La nature a fait de Ceylan un jardin merveilleux ; ses annales qui ont commencé de dérouler leurs péripéties l’an 240 av. J.-C. et se sont pratiquement déterminées en 1314 en ont fait un musée : annales toutes religieuses mais qui ne furent pas exemptes pour cela de périls et de violences. Occupée par les Tamouls, un des peuples du Dekkan, Ceylan fut convertie au bouddhisme par Asoka qui confia à ses propres enfants le soin de son évangélisation. Les monastères aussitôt s’édifièrent en grand nombre. Çakya Mouni avait marqué de son vivant sa prédilection pour les beaux ombrages, les paysages de choix, les fleurs… C’est dans des parcs attrayants, au bord de l’eau, que s’étaient groupés ses premiers disciples pour méditer et s’entretenir.

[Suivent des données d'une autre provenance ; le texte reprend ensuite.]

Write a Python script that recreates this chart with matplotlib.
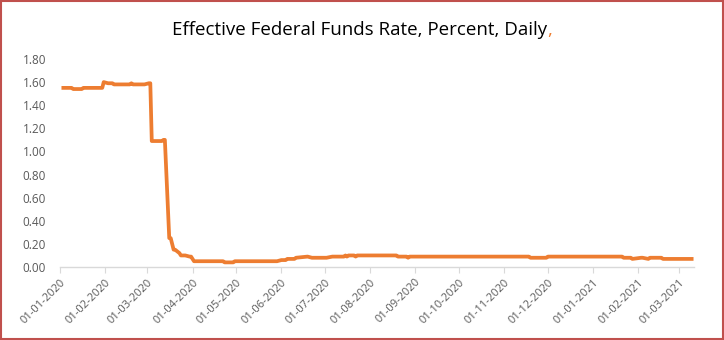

Ceylan n’était-il pas pour le bouddhisme un lieu prédestiné ? La religion dès lors y régna sans conteste. Les souverains de l’île ne furent grands qu’en raison de leur piété, de la protection accordée par eux aux moines et du zèle dépensé à entretenir les missions. Ceylan devint un grand centre d’expansion fervente, principalement vers l’est ; la sainteté des sanctuaires y attira d’autre part de nombreux pèlerins. Lorsque les bouddhistes se virent persécutés dans l’Inde soit par le brahmanisme soit plus tard par l’islamisme, ils y cherchèrent un refuge et un abri. Çà et là des hérésies surgirent qui divisèrent les moines et déchaînèrent de violentes controverses mais en général la paix régnait aidée peut-être par la torpeur tropicale. À partir de l’an 1000 les choses changèrent. Les Tamouls du Dekkan passèrent à plusieurs reprises le détroit pour des expéditions où l’anti-bouddhisme et l’intérêt matériel avaient sans doute parts égales. Puis ce furent en 1277 des pirates malais de Sumatra qui ravagèrent l’île. Peu belliqueux, les Cinghalais n’usaient point de représailles. Un seul de leurs rois est réputé avoir pris sa revanche en portant à son tour la guerre chez l’ennemi. Les Tamouls revinrent à la charge et en 1314 s’emparèrent du nord de l’île. Ce fut la fin de sa douce prospérité. Ceylan s’endormit et rêva de son passé parmi les ruines de ses pagodes.